Tuan Sing Holdings: Superluck Properties, a wholly-owned subsidiary of mainboard-listed property developer Tuan Sing Holdings, has established a $500 million secured multicurrency medium-term note (MTN) programme, according to a bourse filing on Sunday night. This is the group’s second MTN programme, after Tuan Sing’s existing $900 million multicurrency programme launched in 2013. The notes will be secured by, among other things, a mortgage over two properties owned by Superluck at 18 Robinson Road and the strata units #11-01 and #11-02 of Far East Finance Building at 14 Robinson Road. Shares of Tuan Sing ended flat at $0.33 on Friday.
Yoma Strategic Holdings: The MYanmar-focused firm announced on Monday that it will form a strategic partnership with AC Energy, the energy platform of Philippine conglomerate Ayala Corporation. Yoma Strategic and AC Energy are looking to establish a 50:50 joint venture (JV) to drive the growth of Yoma Micro Power (S) (YMP) and to explore developing around 200 megawatts of additional renewable energy projects within Myanmar. This will include participating in large utility scale renewable projects.
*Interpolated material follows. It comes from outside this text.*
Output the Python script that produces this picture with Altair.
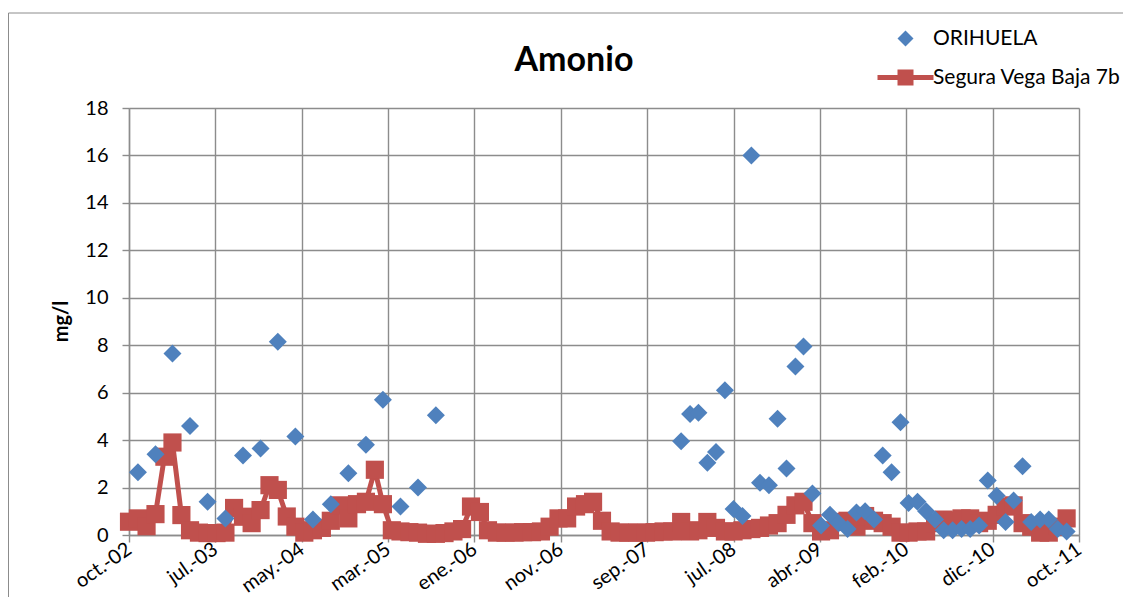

As part of this transaction, Yoma Strategic and AC Energy have signed a binding term sheet for the new JV to invest at least US$30 million (S$41.2 million) into YMP. Shares of Yoma Strategic closed unchanged at 32.5 cents on Friday.
GKE Corp: The logistics provider on Friday posted a net profit of $254,000 for Q1 ended August, a reversal from the $302,000 loss a year ago. This translates to an earnings per share of 0.03 cent for the quarter, compared to a loss per share of 0.04 cent previously. The company posted a 33.7 per cent rise in revenue to $25.4 million due to higher contributions from its ready-mix concrete manufacturing plant, Wuzhou Xing Jian Readymix, as well as an increase in storage and trucking from the logistics segment. GKE shares closed at $0.055 on Friday, up 0.4 cent.
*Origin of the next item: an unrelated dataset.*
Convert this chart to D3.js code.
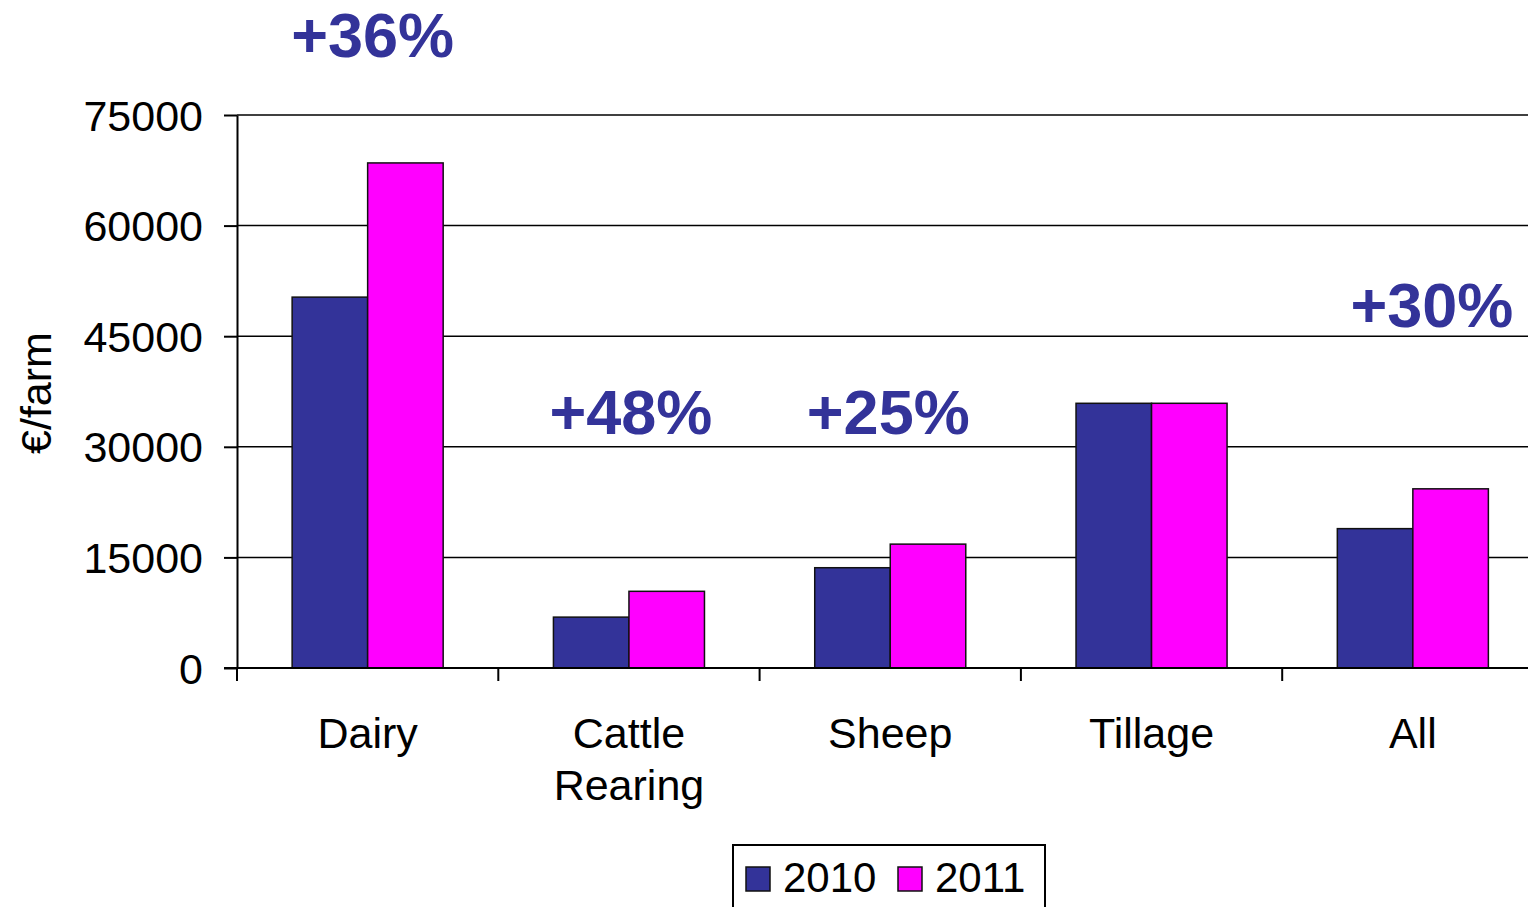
<!DOCTYPE html>
<html><head><meta charset="utf-8">
<script src="https://cdn.jsdelivr.net/npm/d3@7"></script>
<style>html,body{margin:0;padding:0;background:#fff;overflow:hidden}</style>
</head><body><svg id="c" width="1528" height="907"></svg>
<script>
const categories = [["Dairy"], ["Cattle", "Rearing"], ["Sheep"], ["Tillage"], ["All"]];
const seriesNames = ["2010", "2011"];
const values2010 = [50300, 6900, 13600, 35900, 18900];
const values2011 = [68500, 10400, 16800, 35900, 24300];
const yTicks = [0, 15000, 30000, 45000, 60000, 75000];
const changeLabels = ["+36%", "+48%", "+25%", null, "+30%"];
const changeLabelLevel = [82900, 31700, 31700, null, 46200];
const colors = ["#333399", "#FF00FF"];

(function(){
const svg = d3.select("#c");
const mLeft = 237, mTop = 115, mBottom = 668, step = 261.3;
const labelShift = [5, 2, -2, 0, 19];
const catKeys = categories.map(c => c.join(" "));
const x0 = d3.scaleBand().domain(catKeys).range([mLeft, mLeft + step * catKeys.length]).padding(0);
const x1 = d3.scaleBand().domain(seriesNames).range([0, x0.bandwidth()]).paddingInner(0).paddingOuter(0.73);
const y = d3.scaleLinear().domain([0, 75000]).range([mBottom, mTop]);
const font = "Arial, 'Liberation Sans', sans-serif";

svg.append("g").selectAll("line").data(yTicks.filter(d => d > 0)).join("line")
  .attr("x1", mLeft).attr("x2", 1528).attr("y1", d => y(d)).attr("y2", d => y(d))
  .attr("stroke", "#000").attr("stroke-width", 1.5);

const data = catKeys.map((k, i) => ({k, vals: [values2010[i], values2011[i]]}));
const g = svg.append("g").selectAll("g").data(data).join("g")
  .attr("transform", d => `translate(${x0(d.k)},0)`);
g.selectAll("rect").data(d => d.vals.map((v, j) => ({s: seriesNames[j], v, j}))).join("rect")
  .attr("x", d => x1(d.s)).attr("width", x1.bandwidth())
  .attr("y", d => y(d.v)).attr("height", d => mBottom - y(d.v))
  .attr("fill", d => colors[d.j]).attr("stroke", "#111").attr("stroke-width", 1.5);

const yAxis = d3.axisLeft(y).tickValues(yTicks).tickSize(13).tickSizeOuter(0).tickFormat(d3.format("d")).tickPadding(21);
const ya = svg.append("g").attr("transform", `translate(${mLeft},0)`).call(yAxis);
ya.select(".domain").attr("stroke", "#000").attr("stroke-width", 2);
ya.selectAll(".tick line").attr("stroke", "#000").attr("stroke-width", 2);
ya.selectAll(".tick text").attr("font-family", font).attr("font-size", 43).attr("fill", "#000").attr("dy", "0.35em");

svg.append("line").attr("x1", mLeft - 13).attr("x2", 1528).attr("y1", mBottom).attr("y2", mBottom).attr("stroke", "#000").attr("stroke-width", 2);
svg.append("g").selectAll("line").data(catKeys).join("line")
  .attr("x1", d => x0(d)).attr("x2", d => x0(d)).attr("y1", mBottom).attr("y2", mBottom + 13)
  .attr("stroke", "#000").attr("stroke-width", 2);

const cl = svg.append("g").selectAll("text").data(categories).join("text")
  .attr("x", (d, i) => x0(catKeys[i]) + x0.bandwidth() / 2).attr("y", 748)
  .attr("text-anchor", "middle").attr("font-family", font).attr("font-size", 43).attr("fill", "#000");
cl.selectAll("tspan").data(d => d).join("tspan")
  .attr("x", function() { return this.parentNode.getAttribute("x"); })
  .attr("dy", (d, i) => i === 0 ? 0 : 52).text(d => d);

svg.append("text").attr("transform", "translate(51,393) rotate(-90)").attr("text-anchor", "middle")
  .attr("font-family", font).attr("font-size", 43).attr("fill", "#000").text("€/farm");

svg.append("g").selectAll("text").data(changeLabels.map((t, i) => ({t, i})).filter(d => d.t)).join("text")
  .attr("x", d => x0(catKeys[d.i]) + x0.bandwidth() / 2 + labelShift[d.i]).attr("y", d => y(changeLabelLevel[d.i]))
  .attr("text-anchor", "middle").attr("font-family", font).attr("font-weight", "bold")
  .attr("font-size", 63).attr("fill", "#333399").text(d => d.t);

const lg = svg.append("g");
lg.append("rect").attr("x", 733).attr("y", 845).attr("width", 312).attr("height", 80).attr("fill", "#fff").attr("stroke", "#000").attr("stroke-width", 2);
const items = [{n: seriesNames[0], x: 746, c: colors[0]}, {n: seriesNames[1], x: 898, c: colors[1]}];
lg.selectAll("rect.sw").data(items).join("rect").attr("class", "sw")
  .attr("x", d => d.x).attr("y", 867).attr("width", 24).attr("height", 24).attr("fill", d => d.c).attr("stroke", "#111").attr("stroke-width", 1.5);
lg.selectAll("text").data(items).join("text").attr("x", d => d.x + 37).attr("y", 892)
  .attr("font-family", font).attr("font-size", 42).attr("fill", "#000").text(d => d.n);
})();
</script></body></html>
Hatten Land: The Catalist-listed company has gained an extension till Apr 10, 2020 to repay a US$20 million loan that matured on Thursday, with a partial US$2.5 million payment due by Jan 10, 2020. In a bourse filing on Thursday night, Hatten Land said that the creditor, Haitong International Financial Products (Singapore), agreed to the extension after negotiations. The terms will be finalised with a definitive agreement within a month. Shares of Hatten Land ended at $0.101 on Friday, a day after the announcement, down 0.1 cent.
ASL Marine Holdings: Its independent auditor has raised a “material uncertainty” about the group’s ability to continue as a going concern, the marine and investment holding company announced on Friday. Auditor Ernst & Young highlighted that for the year ended June 30, 2019, the group incurred a net loss of $145.9 million, with its current liabilities exceeding current assets by $20.8 million. ASL Marine shares closed at $0.04 on Friday, down $0.001 or 2.4 per cent.